I received the following from a grieving dad that lost his 16 year old son to murder. He speaks with honesty:
I got the news that he was shot when I was at home. In traveling to my parents’ home, I got the next call that he had indeed lost his life. I stopped the car and I, my wife, my daughter and my mother-in-law just started crying. I got out of the car and started to openly sob on the street.
I definitely can’t forgive the person that did it, or anyone who was there at the time. I want them dead in the worst way. The person who killed my son got life with no chance of parole. This is not enough for me. I want him to suffer each day a little more than each previous day. He killed my son because he was talking about something that happened previously. To take a humans life is unforgivable.
I sometimes find it hard to forgive myself because I should have done more in his life to help change his life. My son started to get away from me. I knew this. But I never thought it would turn out like this. It’s heartbreaking.
I have become removed from everybody. I don’t call anybody, I don’t return calls, emails, text messages, etc. I don’t go to church. I don’t socialize at all. I just do things that bring me joy around the house and that’s pretty much it.
I am now an advocate for stricter gun laws. I also think that if a person takes another persons life needlessly, then capital punishment laws should be in place in all 50 states. Don’t waste time or taxpayers money. From sentencing to death chamber should be no longer than one year. I miss my son deeply and feel ashamed that he had to go through such a horrible thing, but it just angers me so that, as a society, we have allowed ourselves to become such pushovers to criminals to take away the things that we cherish the most. Tougher laws need to be in place to protect the innocent and not the other way around.
Thanks for your support to all of us, Kelly. We are all in this together and hope that you receive the support you need from us as well.
Just after I typed that message, I met up with my motorcycle riding group. We came across an accident that had just happened. A biker was down. As it turned out, he was part of a sister riding group of the one I was riding with but I don’t know any of the members of that group. I jumped into the middle of the thing without really knowing why. I stayed with him up until he was loaded into the ambulance. I wasn’t quite sure I know why, but I felt ownership of this man’s well being. When I got home tonight they told me he died from his injuries. He was a complete stranger, but I cried like a baby. He has a family and tonight they are grieving. This forum knows all too well what that is like.
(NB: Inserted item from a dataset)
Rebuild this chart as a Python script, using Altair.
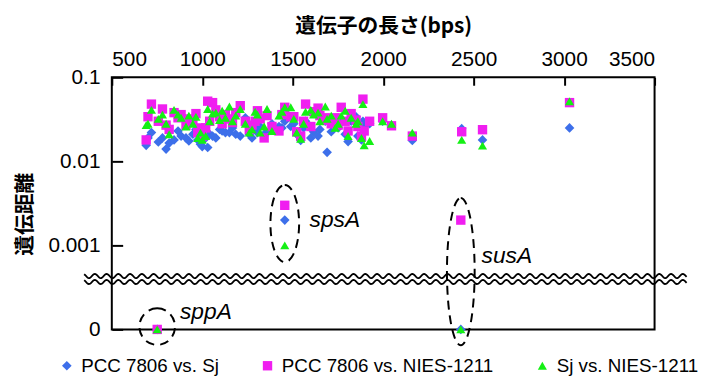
import altair as alt
import numpy as np
import pandas as pd

# ---------------- data ----------------
gene_length = [690, 700, 719, 757, 800, 817, 844, 866, 883, 910,
               926, 948, 965, 975, 990, 1000, 1019, 1030, 1041, 1057,
               1096, 1128, 1150, 1167, 1210, 1238, 1260, 1292, 1320, 1342,
               1358, 1385, 1424, 1456, 1489, 1506, 1522, 1544, 1560, 1571,
               1615, 1650, 1680, 1690, 1713, 1751, 1768, 1806, 1823, 1850,
               1880, 1888, 1895, 1997, 2046, 2161, 2434, 2549, 3030,
               1075, 1110, 1185, 1275, 1305, 1440, 1600, 1640, 1735, 1790,
               1860, 780, 1925,
               751, 1456, 2429]
d_pcc_sj = [0.0155, 0.019, 0.022, 0.017, 0.014, 0.0165, 0.018, 0.023, 0.020, 0.019,
            0.0175, 0.021, 0.024, 0.018, 0.016, 0.015, 0.019, 0.0146, 0.021, 0.020,
            0.024, 0.022, 0.022, 0.025, 0.020, 0.033, 0.021, 0.024, 0.026, 0.021,
            0.022, 0.028, 0.026, 0.030, 0.026, 0.028, 0.021, 0.0177, 0.025, 0.030,
            0.0225, 0.024, 0.030, 0.0128, 0.0225, 0.025, 0.029, 0.0172, 0.030, 0.034,
            0.018, 0.030, 0.026, 0.030, 0.027, 0.0177, 0.0245, 0.018, 0.025,
            0.019, 0.023, 0.021, 0.019, 0.022, 0.025, 0.019, 0.020, 0.027, 0.021,
            0.020, 0.019, 0.028,
            0.0, 0.002, 0.0]
d_pcc_nies = [0.018, 0.034, 0.048, 0.030, 0.027, 0.024, 0.038, 0.033, 0.036, 0.027,
              0.032, 0.030, 0.037, 0.022, 0.025, 0.020, 0.025, 0.052, 0.030, 0.050,
              0.034, 0.036, 0.032, 0.029, 0.046, 0.030, 0.024, 0.030, 0.032, 0.019,
              0.035, 0.026, 0.023, 0.044, 0.034, 0.034, 0.0225, 0.020, 0.030, 0.048,
              0.039, 0.035, 0.033, 0.031, 0.028, 0.027, 0.044, 0.023, 0.037, 0.031,
              0.020, 0.055, 0.023, 0.033, 0.0265, 0.020, 0.0225, 0.0238, 0.050,
              0.041, 0.028, 0.038, 0.027, 0.040, 0.036, 0.026, 0.043, 0.033, 0.030,
              0.026, 0.042, 0.030,
              0.0, 0.003, 0.002]
d_sj_nies = [0.027, 0.028, 0.041, 0.032, 0.028, 0.021, 0.041, 0.036, 0.033, 0.026,
             0.035, 0.028, 0.034, 0.019, 0.022, 0.018, 0.020, 0.042, 0.030, 0.037,
             0.031, 0.033, 0.045, 0.030, 0.042, 0.028, 0.022, 0.039, 0.022, 0.026,
             0.042, 0.023, 0.035, 0.044, 0.044, 0.032, 0.022, 0.0186, 0.028, 0.039,
             0.036, 0.030, 0.045, 0.032, 0.035, 0.028, 0.035, 0.020, 0.033, 0.028,
             0.019, 0.048, 0.0155, 0.030, 0.028, 0.022, 0.018, 0.0154, 0.052,
             0.038, 0.040, 0.035, 0.024, 0.036, 0.039, 0.041, 0.038, 0.025, 0.040,
             0.030, 0.036, 0.0175,
             0.0, 0.001, 0.0]

series_names = ["PCC 7806 vs. Sj", "PCC 7806 vs. NIES-1211", "Sj vs. NIES-1211"]
x_ticks = [500, 1000, 1500, 2000, 2500, 3000, 3500]
y_ticks = [0.0001, 0.001, 0.01, 0.1]
zero_level = 0.0001          # where a distance of 0 is drawn (labelled "0")

gene_names = ["sppA", "spsA", "susA"]
label_length = [877, 1593, 2544]
label_dist = [0.000163, 0.00202, 0.000743]
ring_length = [751, 1456, 2429]
ring_dist = [0.000108, 0.00182, 0.000488]
break_levels = [0.000432, 0.000367]

# ---------------- styles ----------------
series_colors = ["#3D6FEA", "#F01EF0", "#14F014"]
series_shapes = ["diamond", "square", "triangle-up"]
series_sizes = [95, 85, 125]
ring_px = [(36, 37), (29, 78), (28, 149)]   # ellipse width, height in px

rows = []
for name, vals in zip(series_names, [d_pcc_sj, d_pcc_nies, d_sj_nies]):
    for L, v in zip(gene_length, vals):
        rows.append({"length": L, "dist": v if v > 0 else zero_level, "series": name})
df = pd.DataFrame(rows)

ring_rows = []
for L, d, (w, h) in zip(ring_length, ring_dist, ring_px):
    rx = w / h
    path = f"M0,-1A{rx:.3f},1 0 1,1 0,1A{rx:.3f},1 0 1,1 0,-1Z"
    ring_rows.append({"length": L, "dist": d, "path": path, "sz": h * h})
ring_df = pd.DataFrame(ring_rows)

label_df = pd.DataFrame({"length": label_length, "dist": label_dist, "name": gene_names})

# wavy axis-break lines (decoration)
wave_rows = []
period = 65.0
amp = 0.025
for i, lvl in enumerate(break_levels):
    for xv in np.arange(347.0, 3682.0, 5.0):
        wave_rows.append({"length": xv,
                          "dist": lvl * 10 ** (amp * np.sin(2 * np.pi * xv / period)),
                          "line": i})
wave_df = pd.DataFrame(wave_rows)

x_scale = alt.Scale(domain=[500, 3500], nice=False, zero=False)
y_scale = alt.Scale(type="log", domain=[0.0001, 0.1], nice=False)

x_axis = alt.Axis(orient="top", values=x_ticks, format="d", offset=-8, tickSize=8,
                  tickWidth=2, tickColor="black", domain=False, grid=False,
                  labelPadding=8, labelFont="Liberation Sans", labelFontSize=21,
                  labelColor="black", titleFont="Noto Sans CJK JP", titleFontSize=21,
                  titleFontWeight="bold", titleColor="black", titleBaseline="middle",
                  titleY=-59)
y_axis = alt.Axis(orient="left", values=y_ticks, offset=-11, tickSize=11, tickWidth=2,
                  tickColor="black", domain=False, grid=False, labelPadding=12,
                  labelExpr="datum.value < 0.0005 ? '0' : format(datum.value, '~g')",
                  labelFont="Liberation Sans", labelFontSize=21, labelColor="black",
                  titleFont="Noto Sans CJK JP", titleFontSize=21, titleFontWeight="bold",
                  titleColor="black", titleX=-98, titleY=138, titleAngle=270,
                  titleAlign="center", titleBaseline="middle")

x_enc = alt.X("length:Q", scale=x_scale, axis=x_axis, title="遺伝子の長さ(bps)")
y_enc = alt.Y("dist:Q", scale=y_scale, axis=y_axis, title="遺伝距離")

legend = alt.Legend(title=None, orient="none", direction="horizontal", columns=3,
                    legendX=-55, legendY=282, labelFont="Liberation Sans",
                    labelFontSize=19, labelColor="black", labelLimit=400, symbolSize=50,
                    symbolStrokeWidth=0, labelOffset=5, columnPadding=39)

points = alt.Chart(df).mark_point(filled=True, opacity=1).encode(
    x=x_enc, y=y_enc,
    color=alt.Color("series:N", scale=alt.Scale(domain=series_names, range=series_colors),
                    legend=legend),
    shape=alt.Shape("series:N", scale=alt.Scale(domain=series_names, range=series_shapes),
                    legend=legend),
    size=alt.Size("series:N", scale=alt.Scale(domain=series_names, range=series_sizes),
                  legend=None),
)

waves = alt.Chart(wave_df).mark_line(color="black", strokeWidth=1.8).encode(
    x=x_enc, y=y_enc, detail="line:N", order="length:Q")

rings = alt.Chart(ring_df).mark_point(filled=False, stroke="black", strokeWidth=2,
                                      strokeDash=[9, 6], opacity=1).encode(
    x=x_enc, y=y_enc,
    shape=alt.Shape("path:N", scale=None),
    size=alt.Size("sz:Q", scale=None))

labels = alt.Chart(label_df).mark_text(align="left", baseline="middle", fontStyle="italic",
                                       font="Liberation Sans", fontSize=23,
                                       color="black").encode(
    x=x_enc, y=y_enc, text="name:N")

chart = alt.layer(points, waves, rings, labels).properties(
    width=549, height=255,
    autosize=alt.AutoSizeParams(type="none"),
    padding={"left": 105, "top": 68, "right": 50, "bottom": 46},
    background="white",
).configure_view(stroke="black", strokeWidth=2)

chart.save("out.html", embed_options={"renderer": "svg", "actions": False})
I’m not really sure why I feel compelled to share this story. Maybe it’s because it’s a reminder that death is around each and every corner. But so is life. And what we do with the time that we are here is up to us.
Ed,
I am so sorry you have been struggling so much lately. This journey is one with many ups and downs. You friend is correct from the standpoint that you must find a way to look at thing differently. It’s the whole “bitter or better” mentality. You can continue to be pissed off at the world or think about what our children would want us to do and be. I like to think they want us to be “better”.
There is nothing we can do to bring our children back, but there are ways to continue to live our lives that honor them. Whether it is making positive changes to our own lives or reaching out to others to help them. I have found that by taking up the cause of this GrievingDads.com project, I have been able to help some of these dads not feel so alone in their thoughts and feelings. That helps me to become “better” rather than “bitter”. Every person needs to search for what makes them better.
I hear “I will never be the same person” from many of the dads I meet. They are mourning the loss of their child as well as the loss of the “guy they use to be”. Just keep in mind that in the early days, weeks, months and years following the loss of a child, you only have to make it through the day you are in. Don’t stress about tomorrow. Take it one day at a time.
Peace.
Kelly
I can’t even begin to imagine the anger I’d feel had my son been murdered. I don’t know what I’d do with that anger and wish you peace. The loss of a child is horrific enough without the senseless act of murder layered on top.
Last night I was telling a friend how I’ve been struggling a lot recently. She said something that I hope will help others. She said a friend who lost her one year old baby learned to turn things inside out and look for the “blessings.” I’m not a religious person but this made some degree of sense. My son committed suicide. The first thought (or blessing) was that I happened to be nearby when I got the call and was the first one of the scene. My wife and other sons were spared of the desperate fight to save his life and the images that come with that. Another blessing: He lived for four days afterward, providing time for friends and family to say goodbye, touch him and kiss him. It’s a matter of turning things inside out, she said.
I’m sure it’s not easy to do in your case, but I offer this up because I hope it will help. There are so many regrets when a father loses a child. It can destroy us if we’re not careful. I always ask myself what Joey would want me to do. How would he want me to deal with the pain and how can I grow from this.
They say time heals all wounds. Not this one. But as the weeks and months pass, I continue to look for ways figure out what I can do to be a better person and turn his death into something positive. I will never be the same person. It’s been ten months now and there have been waves of sadness and waves of hope. The struggle continues.